Bank Holiday Monday - of COURSE it's been tipping down all day.
Unfortunately, it's also the first of my scheduled two days on the Whitehawk archaeological dig. Above, the TV mast where we were supposed to meet at 9:20 this morning. Being an obedient type, I was there, along with several species of slug, most of them larger than I would find preferable, and all shades of tan, brown, and orange.
Rain isn't ideal for digs: it's not just that it's miserable for the participants; apparently it can also be bad for any artefacts, which can get squidged underfoot more easily. None of us could get an optimistic forecast for the day, even across the wide variety of weather apps on the assembled people's devices, and all activity was called off.
I'll try again tomorrow, though the forecast isn't looking much better, I've taken the day off work; if it is still pouring down, I might try to work anyway and swap for a day later in the week, though there are only four days left of the project.
One silver lining was that I got to have a cup of tea and a wider debriefing in the project portacabin. One thing I didn't realise about the project was that we (I say 'we', despite not having lifted a trowel yet) are deliberately not excavating the main area of the monument, and the reason is that they *know* there would be rich findings there - the budget of this project, and the quantity of volunteers, means that they actually wouldn't be able to process that quantity of stuff in a measured and coherent way, resulting in a published paper.
So, sensibly (or frustratingly, depending on how you look at it I guess), we are excavating in several small areas where geophysical surveys have suggested there may be man-made anomalies - extending knowledge of the actual formation of the monument. So far, it sounds like the findings have mainly been confirmations of negatives, that is, that this or that bank is actually a natural feature rather than, as was suspected, part of the monument. A few flint tools have been found, but not much else.

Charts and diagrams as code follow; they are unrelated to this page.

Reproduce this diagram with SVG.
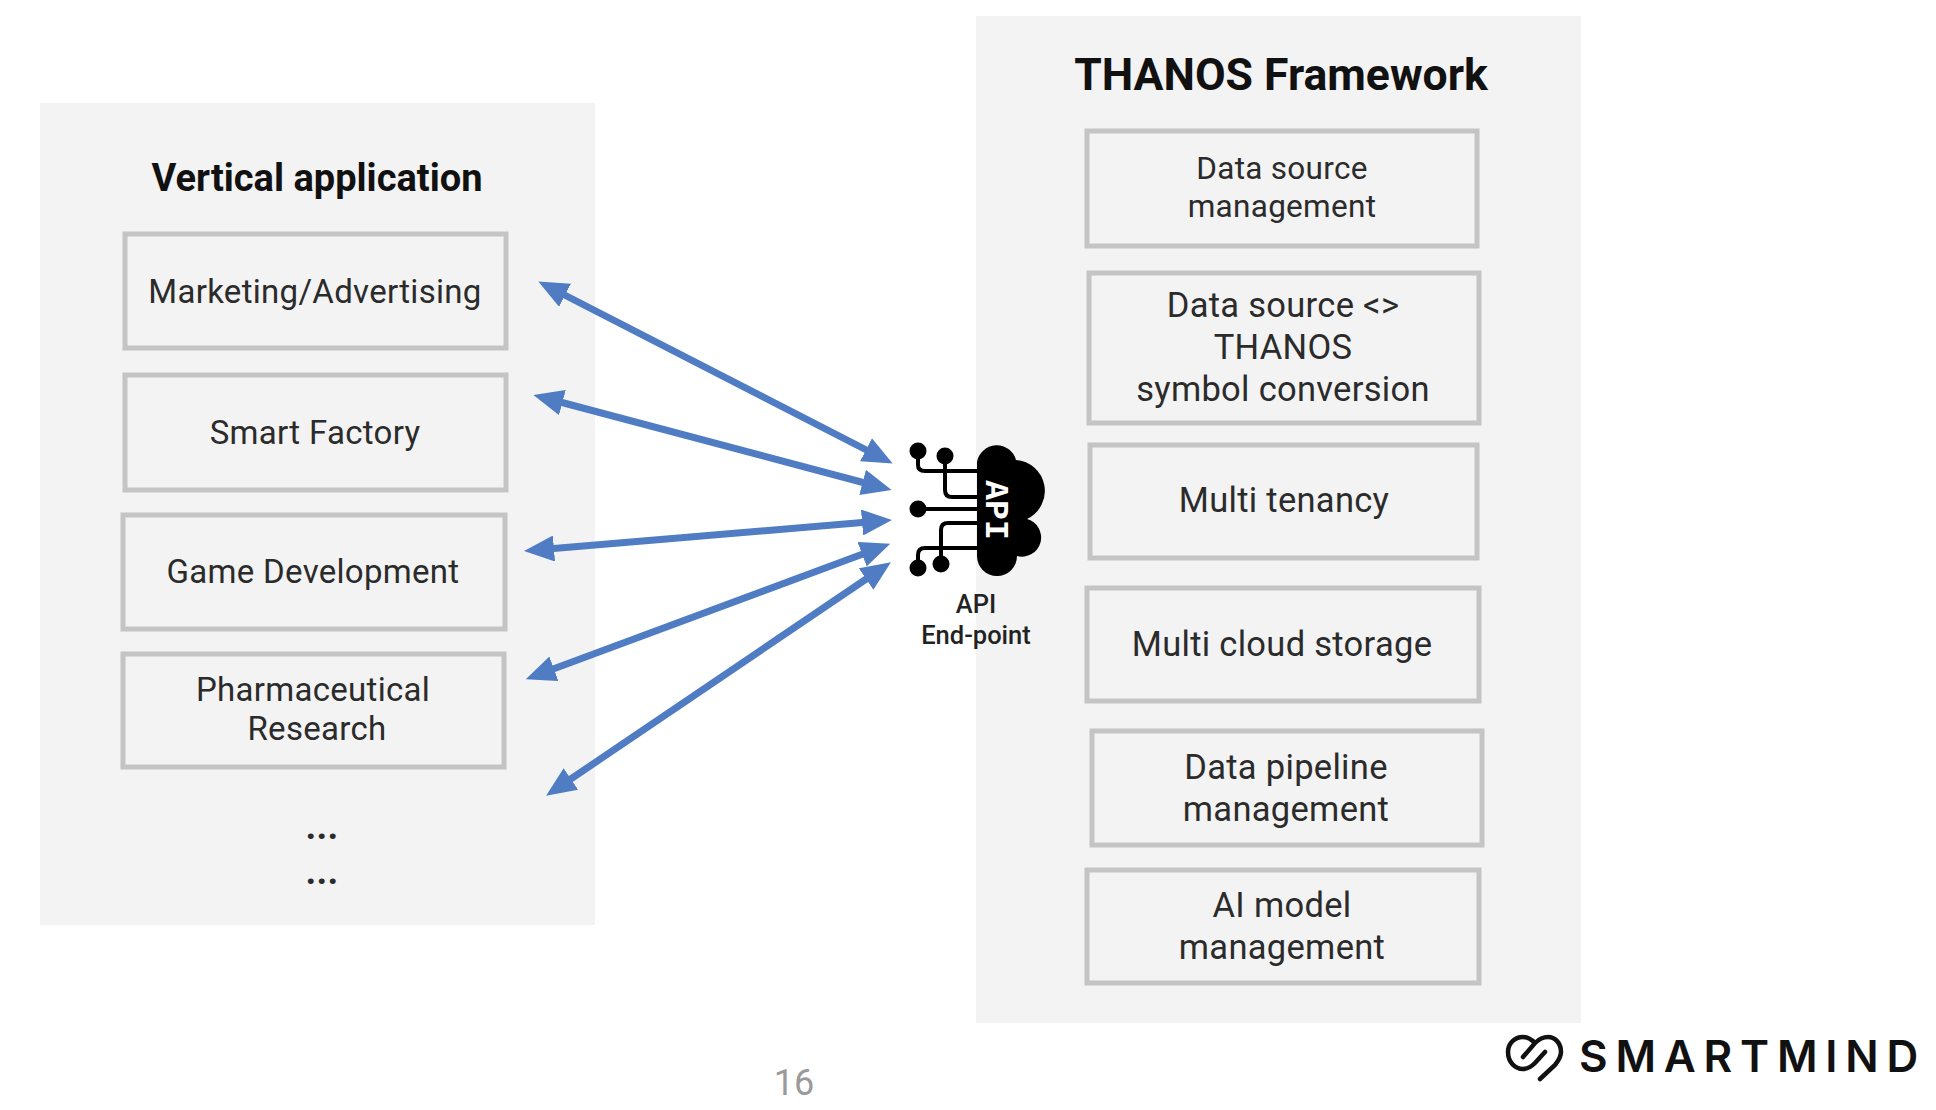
<svg xmlns="http://www.w3.org/2000/svg" width="1936" height="1110" viewBox="0 0 1936 1110">
<style>
.panel{fill:#f3f3f3}
.box{fill:#f3f3f3;stroke:#c4c4c4;stroke-width:5}
.t{font-family:Roboto,"Liberation Sans",sans-serif;font-size:33px;fill:#2b2b2b;text-anchor:middle;letter-spacing:.3px}
.m{font-size:34.500px}
.s{font-size:31.500px}
.h{font-family:Roboto,"Liberation Sans",sans-serif;font-weight:700;fill:#111;text-anchor:middle}
.a{stroke:#4f7cc2;stroke-width:7;fill:none;marker-start:url(#ah);marker-end:url(#ah)}
.w{stroke:#000;stroke-width:4;fill:none}
.l{font-family:Roboto,"Liberation Sans",sans-serif;font-weight:500;font-size:25.500px;fill:#222;text-anchor:middle}
</style>
<defs>
<marker id="ah" viewBox="0 0 30 26" refX="18" refY="13" markerWidth="30" markerHeight="26" markerUnits="userSpaceOnUse" orient="auto-start-reverse">
<path d="M0 0L30 13L0 26Z" fill="#4f7cc2"/>
</marker>
</defs>
<rect width="1936" height="1110" fill="#fff"/>
<g id="vertical-panel">
<rect class="panel" x="40" y="103" width="555" height="822"/>
<text class="h" x="317" y="191" font-size="38">Vertical application</text>
<text class="t" x="322" y="839" style="font-weight:700;font-size:37px">...</text>
<text class="t" x="322" y="884" style="font-weight:700;font-size:37px">...</text>
</g>
<g id="framework-panel">
<rect class="panel" x="976" y="16" width="605" height="1007"/>
<text class="h" x="1281" y="90" font-size="44.500">THANOS Framework</text>
</g>
<g id="n-marketing"><rect class="box" x="125" y="234" width="381" height="114"/><text class="t" x="315" y="303">Marketing/Advertising</text></g>
<g id="n-factory"><rect class="box" x="125" y="375" width="381" height="115"/><text class="t" x="315" y="444">Smart Factory</text></g>
<g id="n-game"><rect class="box" x="123" y="515" width="382" height="114"/><text class="t" x="313" y="583">Game Development</text></g>
<g id="n-pharma"><rect class="box" x="123" y="654" width="381" height="113"/><text class="t" x="313" y="701">Pharmaceutical</text><text class="t" x="317" y="740">Research</text></g>
<g id="n-ds"><rect class="box" x="1087" y="131" width="390" height="115"/><text class="t s" x="1282" y="179">Data source</text><text class="t s" x="1282" y="217">management</text></g>
<g id="n-conv"><rect class="box" x="1089" y="273" width="390" height="150"/><text class="t m" x="1283" y="317">Data source &lt;&gt;</text><text class="t m" x="1283" y="359">THANOS</text><text class="t m" x="1283" y="401">symbol conversion</text></g>
<g id="n-tenancy"><rect class="box" x="1090" y="445" width="387" height="113"/><text class="t m" x="1284" y="512">Multi tenancy</text></g>
<g id="n-storage"><rect class="box" x="1087" y="588" width="392" height="113"/><text class="t m" x="1282" y="656">Multi cloud storage</text></g>
<g id="n-pipeline"><rect class="box" x="1092" y="731" width="390" height="114"/><text class="t m" x="1286" y="779">Data pipeline</text><text class="t m" x="1286" y="821">management</text></g>
<g id="n-ai"><rect class="box" x="1087" y="870" width="392" height="113"/><text class="t m" x="1282" y="917">AI model</text><text class="t m" x="1282" y="959">management</text></g>
<g id="connectors">
<line class="a" x1="549" y1="287" x2="882" y2="458"/>
<line class="a" x1="545" y1="398" x2="880" y2="487"/>
<line class="a" x1="536" y1="550" x2="880" y2="521"/>
<line class="a" x1="537" y1="675" x2="879" y2="548"/>
<line class="a" x1="556" y1="789" x2="881" y2="569"/>
</g>
<g id="api-endpoint">
<circle cx="918" cy="451" r="8.5"/><circle cx="945" cy="456" r="8.5"/><circle cx="918" cy="509" r="8.5"/><circle cx="941" cy="564" r="8.5"/><circle cx="918" cy="568" r="8.5"/>
<path class="w" d="M918 451V465Q918 471 925 471H980M945 456V490Q945 497 952 497H980M918 509H980M941 564V530Q941 523 948 523H980M918 568V555Q918 548 925 548H980"/>
<path fill="#000" d="M977 556V462A20 20 0 0 1 1016 460A31 31 0 0 1 1027 519A16.500 16.500 0 0 1 1017 556A20 20 0 0 1 977 556Z"/>
<text transform="translate(986 510) rotate(90)" x="0" y="0" font-family="Liberation Mono,monospace" font-weight="700" font-size="33" fill="#fff" text-anchor="middle">API</text>
<text class="l" x="976" y="613">API</text>
<text class="l" x="976" y="644">End-point</text>
</g>
<text id="page" x="794" y="1095" font-family="Roboto,sans-serif" font-size="36" fill="#9a9a9a" text-anchor="middle">16</text>
<g id="logo">
<path fill="none" stroke="#111" stroke-width="4.500" stroke-linecap="round" d="M1540 1079L1555 1065C1559 1060 1561 1057 1561 1052C1561 1043 1555 1037 1548 1037C1543 1037 1538 1040 1535 1043L1523 1057M1535 1043C1530 1038 1527 1037 1523 1037C1514 1037 1508 1044 1508 1052C1508 1062 1515 1069 1523 1069C1528 1069 1532 1066 1535 1063L1545 1052"/>
<text x="1579" y="1072" font-family="Inter,sans-serif" font-weight="600" font-size="44" letter-spacing="7.800" fill="#111">SMARTMIND</text>
</g>
</svg>
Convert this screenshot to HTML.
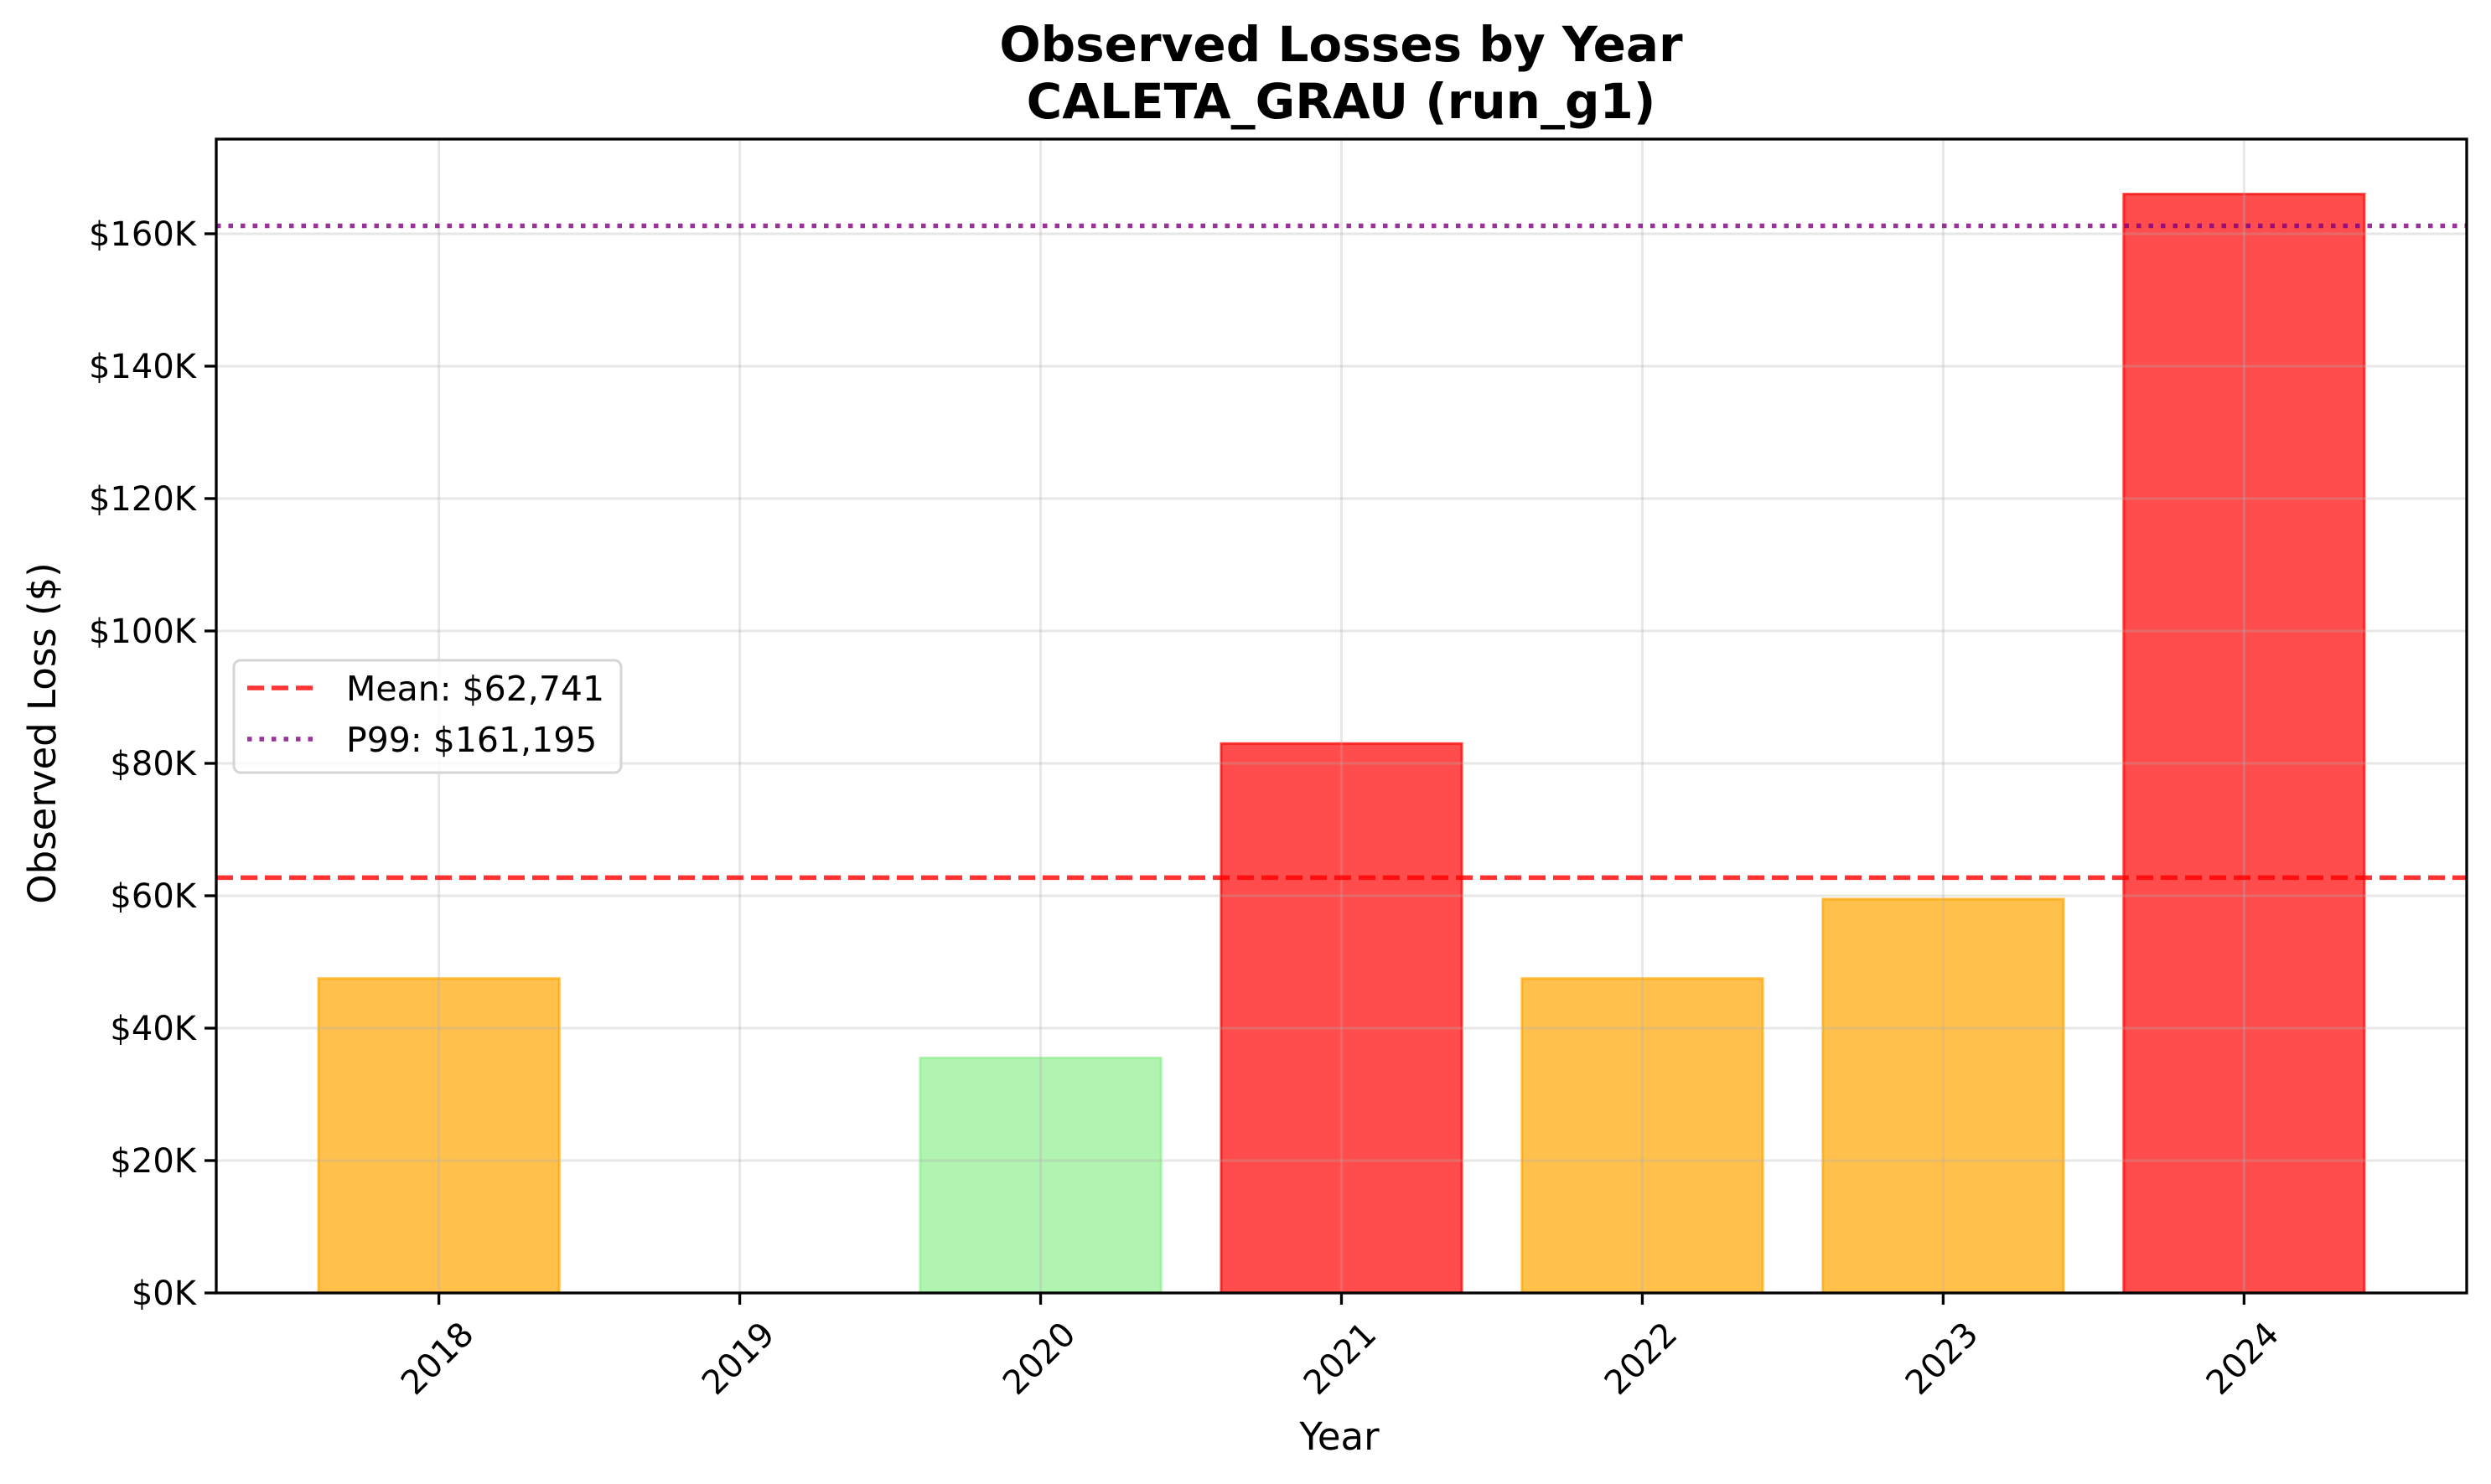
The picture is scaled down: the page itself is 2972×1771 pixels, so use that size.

Jon went over the history that he'd covered in the recent meeting, but this time in more depth. As there were just a few of us, we were able to ask questions, and I was really interested to hear about some chalk 'artefacts' that apparently had no obvious use except to be decorative, marked with a crisscross pattern that has also been found on quarry walls near Worthing (I think I have got this right; however, I was not taking notes so this is from memory); and also the patterns, based on cereal crops, seen on some pottery.
One thing I found interesting was how little we actually know. There is plenty of extrapolation and an accepted story of both the monument's building, and the wider circumstances of man's living arrangements and provenance around that time, but it was so long ago and no-one can be sure.
I wanted to know what would have been at the centre of all these concentric rings - or perhaps there was nothing, I suggested, wondering whether it was only modern sensibilities that would expect a focus in the middle of such a set-up. There are various ideas, but no-one knows for sure. Perhaps ceremonies, or actions that leave no artefacts, took place there. Perhaps there was a wooden structure, which would certainly not have survived through the centuries.
Jon suggested that Neolithic man was the first to have made substantial changes to the landscape, and to have experienced the effects of them. After their arrival (across the sea from Europe, in small groups, with livestock, which is one of the things that blew my mind a little), it seems that they began quite widespread deforestation of the South Downs, which would previously have been covered in thick woods. As a result, the very deep topsoil at the hilltops would have been swept away by rains, leaving a much poorer chalk surface for farming.
He also said that the incomers were the ones to introduce the 'domestic', farming way of life to Britain (it was already quite established on the continent), and this could have had a marked effect on population numbers. People who stay put can have larger families than those who are always on the hunt, and the younger members can be put to work helping to grind corn, etc. (Here he paused to wonder which way of life is actually better, given that apparently skeletons have been found where the repetitive task of grinding has actually caused some damage).
Coming back to this project, more than anything is is to help raise awareness and to protect it. In the last 100 years, the spot has been used as quite a dumping ground; parts have been given over to allotments, which would have tilled over some Bronze Age barrows that are thought to be in the area. A road has been built over the centre; the racecourse is also over the top of it and, despite its protected status, people seem to have forgotten just where the parts that need protection are. Cars are allowed to park right on top of some of the site's central structures, and none of this can be doing the remains any good.
Wish me luck for tomorrow - although, apparently there are quite frequent digs all over Sussex that are open to the public via the Brighton and Hove Archaeological Society. For me, the trouble would be finding the time to commit - I can't help noticing how many of the participants are of retirement age - but I may well look into joining in, if my part in this dig comes to naught.